YOUR INSTRUCTIONS >> Your job is to retype all of the data word for word, leaving every image out.

GIVEN INFORMATION >>
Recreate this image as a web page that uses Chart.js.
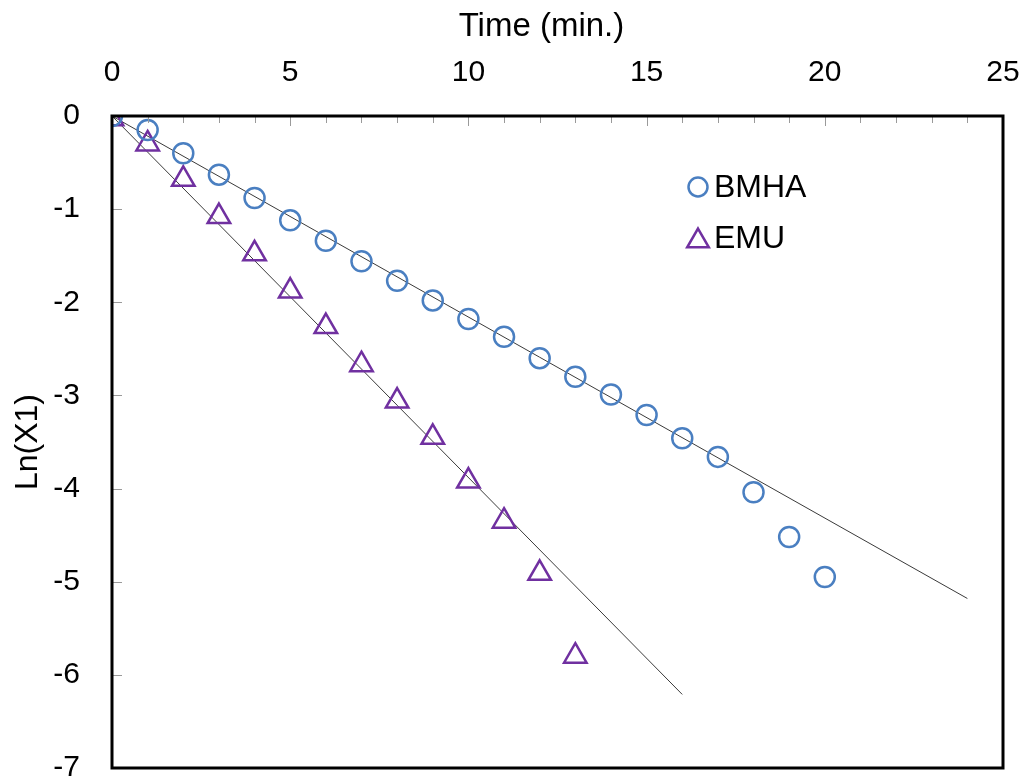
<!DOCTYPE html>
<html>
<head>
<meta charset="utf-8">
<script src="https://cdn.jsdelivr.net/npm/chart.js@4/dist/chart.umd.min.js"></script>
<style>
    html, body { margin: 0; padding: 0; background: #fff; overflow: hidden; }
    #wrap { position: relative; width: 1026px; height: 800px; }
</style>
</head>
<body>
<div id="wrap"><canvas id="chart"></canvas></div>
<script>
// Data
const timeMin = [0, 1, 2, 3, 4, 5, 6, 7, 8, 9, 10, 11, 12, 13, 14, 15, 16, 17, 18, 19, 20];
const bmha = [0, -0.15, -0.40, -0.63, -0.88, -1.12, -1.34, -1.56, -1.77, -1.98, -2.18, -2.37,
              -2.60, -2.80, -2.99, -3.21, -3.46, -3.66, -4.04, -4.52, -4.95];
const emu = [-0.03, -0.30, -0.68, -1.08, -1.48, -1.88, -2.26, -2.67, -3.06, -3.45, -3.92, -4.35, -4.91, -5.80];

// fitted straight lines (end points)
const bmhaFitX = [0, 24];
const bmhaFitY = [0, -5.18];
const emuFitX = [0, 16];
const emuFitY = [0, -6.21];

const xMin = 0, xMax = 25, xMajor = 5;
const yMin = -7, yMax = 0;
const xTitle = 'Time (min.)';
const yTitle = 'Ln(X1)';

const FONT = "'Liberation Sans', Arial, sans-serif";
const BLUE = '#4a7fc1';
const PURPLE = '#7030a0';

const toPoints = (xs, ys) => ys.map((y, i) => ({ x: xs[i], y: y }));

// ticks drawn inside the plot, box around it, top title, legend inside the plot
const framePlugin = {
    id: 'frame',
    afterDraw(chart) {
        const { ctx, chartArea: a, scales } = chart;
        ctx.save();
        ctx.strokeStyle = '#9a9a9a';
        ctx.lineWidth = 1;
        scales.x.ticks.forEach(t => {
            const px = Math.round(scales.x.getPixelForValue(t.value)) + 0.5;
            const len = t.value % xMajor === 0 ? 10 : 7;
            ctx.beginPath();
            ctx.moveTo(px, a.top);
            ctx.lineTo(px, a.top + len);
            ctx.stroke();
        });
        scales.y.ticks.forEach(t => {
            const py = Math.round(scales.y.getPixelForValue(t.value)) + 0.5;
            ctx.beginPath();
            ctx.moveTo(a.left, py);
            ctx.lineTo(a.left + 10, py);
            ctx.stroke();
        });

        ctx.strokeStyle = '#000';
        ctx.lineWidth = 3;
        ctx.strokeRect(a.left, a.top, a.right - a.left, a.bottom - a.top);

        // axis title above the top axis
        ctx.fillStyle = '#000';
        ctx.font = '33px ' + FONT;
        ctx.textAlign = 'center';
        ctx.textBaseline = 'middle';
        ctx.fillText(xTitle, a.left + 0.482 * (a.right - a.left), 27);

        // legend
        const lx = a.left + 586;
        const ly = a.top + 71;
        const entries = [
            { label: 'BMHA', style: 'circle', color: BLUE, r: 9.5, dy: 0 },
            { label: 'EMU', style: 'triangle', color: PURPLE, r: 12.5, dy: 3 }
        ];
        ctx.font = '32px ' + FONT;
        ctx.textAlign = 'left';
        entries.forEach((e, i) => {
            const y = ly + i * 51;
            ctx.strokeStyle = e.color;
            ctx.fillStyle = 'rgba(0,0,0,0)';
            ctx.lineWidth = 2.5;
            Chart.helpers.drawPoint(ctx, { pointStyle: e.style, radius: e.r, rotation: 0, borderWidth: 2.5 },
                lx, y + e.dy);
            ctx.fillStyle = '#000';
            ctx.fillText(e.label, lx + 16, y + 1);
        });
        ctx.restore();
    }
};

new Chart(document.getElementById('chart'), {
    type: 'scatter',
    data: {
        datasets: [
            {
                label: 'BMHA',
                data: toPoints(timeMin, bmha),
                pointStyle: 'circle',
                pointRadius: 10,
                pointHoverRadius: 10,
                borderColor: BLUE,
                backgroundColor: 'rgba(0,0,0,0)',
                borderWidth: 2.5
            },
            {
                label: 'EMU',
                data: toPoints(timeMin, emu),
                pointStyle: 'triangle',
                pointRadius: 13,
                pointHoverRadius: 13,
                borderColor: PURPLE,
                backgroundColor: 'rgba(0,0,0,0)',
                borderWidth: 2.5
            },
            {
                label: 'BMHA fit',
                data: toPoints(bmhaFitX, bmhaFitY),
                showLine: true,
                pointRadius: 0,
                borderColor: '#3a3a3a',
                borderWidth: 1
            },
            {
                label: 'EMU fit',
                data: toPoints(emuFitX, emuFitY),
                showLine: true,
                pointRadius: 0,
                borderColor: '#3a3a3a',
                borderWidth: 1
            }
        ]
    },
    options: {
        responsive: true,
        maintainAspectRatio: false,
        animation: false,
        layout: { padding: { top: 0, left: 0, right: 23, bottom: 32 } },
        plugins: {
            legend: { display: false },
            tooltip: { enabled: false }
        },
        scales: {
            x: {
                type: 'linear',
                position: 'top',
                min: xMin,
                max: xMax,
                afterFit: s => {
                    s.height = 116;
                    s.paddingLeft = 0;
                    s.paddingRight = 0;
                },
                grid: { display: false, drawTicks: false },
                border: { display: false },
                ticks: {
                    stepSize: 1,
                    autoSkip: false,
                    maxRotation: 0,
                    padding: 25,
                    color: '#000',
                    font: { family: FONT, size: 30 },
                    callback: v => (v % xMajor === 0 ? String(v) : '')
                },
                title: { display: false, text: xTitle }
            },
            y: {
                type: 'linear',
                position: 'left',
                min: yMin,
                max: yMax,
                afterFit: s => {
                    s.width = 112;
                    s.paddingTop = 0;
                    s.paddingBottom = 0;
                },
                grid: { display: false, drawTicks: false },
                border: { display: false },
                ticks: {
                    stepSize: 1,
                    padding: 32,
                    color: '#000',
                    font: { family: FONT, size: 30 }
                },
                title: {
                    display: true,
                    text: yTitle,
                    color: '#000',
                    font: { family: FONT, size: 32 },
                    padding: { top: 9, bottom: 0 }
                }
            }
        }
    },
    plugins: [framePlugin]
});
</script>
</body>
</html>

REPLY >>
Recreate this image as a web page that uses Chart.js.
<!DOCTYPE html>
<html>
<head>
<meta charset="utf-8">
<script src="https://cdn.jsdelivr.net/npm/chart.js@4/dist/chart.umd.min.js"></script>
<style>
    html, body { margin: 0; padding: 0; background: #fff; overflow: hidden; }
    #wrap { position: relative; width: 1026px; height: 800px; }
</style>
</head>
<body>
<div id="wrap"><canvas id="chart"></canvas></div>
<script>
// Data
const timeMin = [0, 1, 2, 3, 4, 5, 6, 7, 8, 9, 10, 11, 12, 13, 14, 15, 16, 17, 18, 19, 20];
const bmha = [0, -0.15, -0.40, -0.63, -0.88, -1.12, -1.34, -1.56, -1.77, -1.98, -2.18, -2.37,
              -2.60, -2.80, -2.99, -3.21, -3.46, -3.66, -4.04, -4.52, -4.95];
const emu = [-0.03, -0.30, -0.68, -1.08, -1.48, -1.88, -2.26, -2.67, -3.06, -3.45, -3.92, -4.35, -4.91, -5.80];

// fitted straight lines (end points)
const bmhaFitX = [0, 24];
const bmhaFitY = [0, -5.18];
const emuFitX = [0, 16];
const emuFitY = [0, -6.21];

const xMin = 0, xMax = 25, xMajor = 5;
const yMin = -7, yMax = 0;
const xTitle = 'Time (min.)';
const yTitle = 'Ln(X1)';

const FONT = "'Liberation Sans', Arial, sans-serif";
const BLUE = '#4a7fc1';
const PURPLE = '#7030a0';

const toPoints = (xs, ys) => ys.map((y, i) => ({ x: xs[i], y: y }));

// ticks drawn inside the plot, box around it, top title, legend inside the plot
const framePlugin = {
    id: 'frame',
    afterDraw(chart) {
        const { ctx, chartArea: a, scales } = chart;
        ctx.save();
        ctx.strokeStyle = '#9a9a9a';
        ctx.lineWidth = 1;
        scales.x.ticks.forEach(t => {
            const px = Math.round(scales.x.getPixelForValue(t.value)) + 0.5;
            const len = t.value % xMajor === 0 ? 10 : 7;
            ctx.beginPath();
            ctx.moveTo(px, a.top);
            ctx.lineTo(px, a.top + len);
            ctx.stroke();
        });
        scales.y.ticks.forEach(t => {
            const py = Math.round(scales.y.getPixelForValue(t.value)) + 0.5;
            ctx.beginPath();
            ctx.moveTo(a.left, py);
            ctx.lineTo(a.left + 10, py);
            ctx.stroke();
        });

        ctx.strokeStyle = '#000';
        ctx.lineWidth = 3;
        ctx.strokeRect(a.left, a.top, a.right - a.left, a.bottom - a.top);

        // axis title above the top axis
        ctx.fillStyle = '#000';
        ctx.font = '33px ' + FONT;
        ctx.textAlign = 'center';
        ctx.textBaseline = 'middle';
        ctx.fillText(xTitle, a.left + 0.482 * (a.right - a.left), 27);

        // legend
        const lx = a.left + 586;
        const ly = a.top + 71;
        const entries = [
            { label: 'BMHA', style: 'circle', color: BLUE, r: 9.5, dy: 0 },
            { label: 'EMU', style: 'triangle', color: PURPLE, r: 12.5, dy: 3 }
        ];
        ctx.font = '32px ' + FONT;
        ctx.textAlign = 'left';
        entries.forEach((e, i) => {
            const y = ly + i * 51;
            ctx.strokeStyle = e.color;
            ctx.fillStyle = 'rgba(0,0,0,0)';
            ctx.lineWidth = 2.5;
            Chart.helpers.drawPoint(ctx, { pointStyle: e.style, radius: e.r, rotation: 0, borderWidth: 2.5 },
                lx, y + e.dy);
            ctx.fillStyle = '#000';
            ctx.fillText(e.label, lx + 16, y + 1);
        });
        ctx.restore();
    }
};

new Chart(document.getElementById('chart'), {
    type: 'scatter',
    data: {
        datasets: [
            {
                label: 'BMHA',
                data: toPoints(timeMin, bmha),
                pointStyle: 'circle',
                pointRadius: 10,
                pointHoverRadius: 10,
                borderColor: BLUE,
                backgroundColor: 'rgba(0,0,0,0)',
                borderWidth: 2.5
            },
            {
                label: 'EMU',
                data: toPoints(timeMin, emu),
                pointStyle: 'triangle',
                pointRadius: 13,
                pointHoverRadius: 13,
                borderColor: PURPLE,
                backgroundColor: 'rgba(0,0,0,0)',
                borderWidth: 2.5
            },
            {
                label: 'BMHA fit',
                data: toPoints(bmhaFitX, bmhaFitY),
                showLine: true,
                pointRadius: 0,
                borderColor: '#3a3a3a',
                borderWidth: 1
            },
            {
                label: 'EMU fit',
                data: toPoints(emuFitX, emuFitY),
                showLine: true,
                pointRadius: 0,
                borderColor: '#3a3a3a',
                borderWidth: 1
            }
        ]
    },
    options: {
        responsive: true,
        maintainAspectRatio: false,
        animation: false,
        layout: { padding: { top: 0, left: 0, right: 23, bottom: 32 } },
        plugins: {
            legend: { display: false },
            tooltip: { enabled: false }
        },
        scales: {
            x: {
                type: 'linear',
                position: 'top',
                min: xMin,
                max: xMax,
                afterFit: s => {
                    s.height = 116;
                    s.paddingLeft = 0;
                    s.paddingRight = 0;
                },
                grid: { display: false, drawTicks: false },
                border: { display: false },
                ticks: {
                    stepSize: 1,
                    autoSkip: false,
                    maxRotation: 0,
                    padding: 25,
                    color: '#000',
                    font: { family: FONT, size: 30 },
                    callback: v => (v % xMajor === 0 ? String(v) : '')
                },
                title: { display: false, text: xTitle }
            },
            y: {
                type: 'linear',
                position: 'left',
                min: yMin,
                max: yMax,
                afterFit: s => {
                    s.width = 112;
                    s.paddingTop = 0;
                    s.paddingBottom = 0;
                },
                grid: { display: false, drawTicks: false },
                border: { display: false },
                ticks: {
                    stepSize: 1,
                    padding: 32,
                    color: '#000',
                    font: { family: FONT, size: 30 }
                },
                title: {
                    display: true,
                    text: yTitle,
                    color: '#000',
                    font: { family: FONT, size: 32 },
                    padding: { top: 9, bottom: 0 }
                }
            }
        }
    },
    plugins: [framePlugin]
});
</script>
</body>
</html>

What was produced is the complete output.